Wolff lobt die überlegte Herangehensweise: "Er hat alles aus dem Auto rausgeholt. Hut ab vor ihm." Mehr sei für Bottas auch mit einer aggressiveren Strategie nicht drin gewesen. Dass er Kimi Räikkönen und Sebastian Vettel zu Beginn einigermaßen folgen konnte, hätte getäuscht: "Wir waren von Ferrari zu weit weg. Sebastian wurde gebeten, in Motorenmodus 5 zu schalten, was er nicht für nötig hielt. Er muss gecruist sein. Hätten wir den Undercut gewagt, wären wir von zwei Red Bull erwischt worden." Denn Verstappen hätte wohl wie Ricciardo den Gashahn aufgedreht.

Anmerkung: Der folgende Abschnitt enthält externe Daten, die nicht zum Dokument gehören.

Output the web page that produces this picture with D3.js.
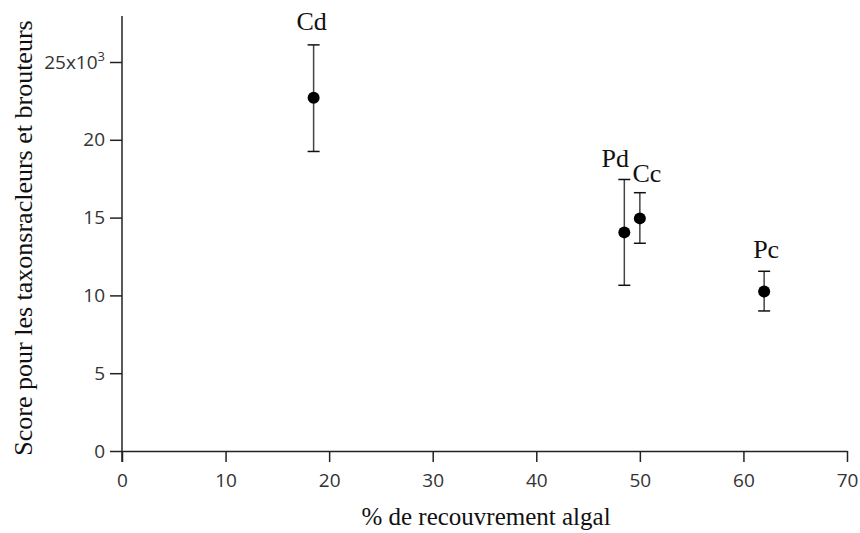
<!DOCTYPE html>
<html><head><meta charset="utf-8">
<script src="https://cdn.jsdelivr.net/npm/d3@7"></script>
<style>body{margin:0;background:#fff}</style>
</head><body>
<svg id="c" width="860" height="533"></svg>
<script>
const labels = ["Cd", "Pd", "Cc", "Pc"];
const xValues = [18.5, 48.5, 50.0, 62.0];
const yValues = [22.7, 14.05, 14.95, 10.25];
const yLow = [19.25, 10.65, 13.35, 9.0];
const yHigh = [26.1, 17.45, 16.6, 11.55];
const xTicks = [0, 10, 20, 30, 40, 50, 60, 70];
const yTicks = [0, 5, 10, 15, 20, 25];

const svg = d3.select("#c");
const x = d3.scaleLinear().domain([0, 70]).range([122, 847]);
const y = d3.scaleLinear().domain([0, 25]).range([451, 62]);
const tickFont = "'Open Sans', 'DejaVu Sans', sans-serif";
const serif = "'Liberation Serif', 'Times New Roman', serif";

// x axis
const gx = svg.append("g").attr("transform", `translate(0,${y(0)})`)
  .call(d3.axisBottom(x).tickValues(xTicks).tickSize(11).tickSizeOuter(0).tickPadding(12));
gx.select(".domain").attr("stroke", "#222").attr("stroke-width", 1.5);
gx.selectAll(".tick line").attr("stroke", "#222").attr("stroke-width", 1.5);
gx.selectAll(".tick text").attr("font-family", tickFont).attr("font-size", 19).attr("fill", "#333");

// y axis
const gy = svg.append("g").attr("transform", `translate(${x(0)},0)`)
  .call(d3.axisLeft(y).tickValues(yTicks).tickSize(12).tickSizeOuter(0).tickPadding(5).tickFormat(d => d === 25 ? "" : d));
gy.select(".domain").remove();
gy.append("line").attr("x1", 0).attr("x2", 0).attr("y1", 16).attr("y2", y(0) + 11)
  .attr("stroke", "#222").attr("stroke-width", 1.5);
gy.selectAll(".tick line").attr("stroke", "#222").attr("stroke-width", 1.5);
gy.selectAll(".tick text").attr("font-family", tickFont).attr("font-size", 19).attr("fill", "#333");
// 25x10^3 label
const t25 = gy.selectAll(".tick").filter(d => d === 25).select("text");
t25.append("tspan").text("25x10");
t25.append("tspan").text("3").attr("font-size", 13).attr("dy", -8);

// error bars
const idx = d3.range(labels.length);
const g = svg.append("g");
g.selectAll(".eb").data(idx).join("line")
  .attr("x1", i => x(xValues[i])).attr("x2", i => x(xValues[i]))
  .attr("y1", i => y(yLow[i])).attr("y2", i => y(yHigh[i]))
  .attr("stroke", "#444").attr("stroke-width", 1.5);
[yLow, yHigh].forEach(arr => {
  g.selectAll(null).data(idx).join("line")
    .attr("x1", i => x(xValues[i]) - 6).attr("x2", i => x(xValues[i]) + 6)
    .attr("y1", i => y(arr[i])).attr("y2", i => y(arr[i]))
    .attr("stroke", "#111").attr("stroke-width", 1.5);
});
g.selectAll("circle").data(idx).join("circle")
  .attr("cx", i => x(xValues[i])).attr("cy", i => y(yValues[i])).attr("r", 6).attr("fill", "#000");

// point labels
const labelDx = [-2, -9, 7, 2];
const labelDy = [-15, -12, -11, -13];
g.selectAll(".lbl").data(idx).join("text")
  .attr("x", i => x(xValues[i]) + labelDx[i])
  .attr("y", i => y(yHigh[i]) + labelDy[i])
  .attr("text-anchor", "middle")
  .attr("font-family", serif).attr("font-size", 26).attr("fill", "#111")
  .text(i => labels[i]);

// axis titles
svg.append("text").attr("x", 486).attr("y", 525).attr("text-anchor", "middle")
  .attr("font-family", serif).attr("font-size", 25).attr("fill", "#111")
  .text("% de recouvrement algal");
svg.append("text").attr("transform", "translate(32,238) rotate(-90)").attr("text-anchor", "middle")
  .attr("font-family", serif).attr("font-size", 26).attr("fill", "#111")
  .text("Score pour les taxonsracleurs et brouteurs");
</script>
</body></html>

Wolffs Resümee fällt verhalten positiv aus: "Es war ein gutes Wochenende gemessen daran, dass wir die Reifen nicht zum Arbeiten bekommen haben", pustet er durch und richtet sich an den vereinzelt guten Rundenzeiten auf: "Das Auto ist nicht zu langsam, sondern ein bisschen zickig." In die gleiche Kerbe schlägt Hamilton und hofft auf einen einmaligen Set-up-Ausrutscher: "Vielleicht haben wir an diesem Wochenende einfach den Nagel nicht auf den Kopf getroffen."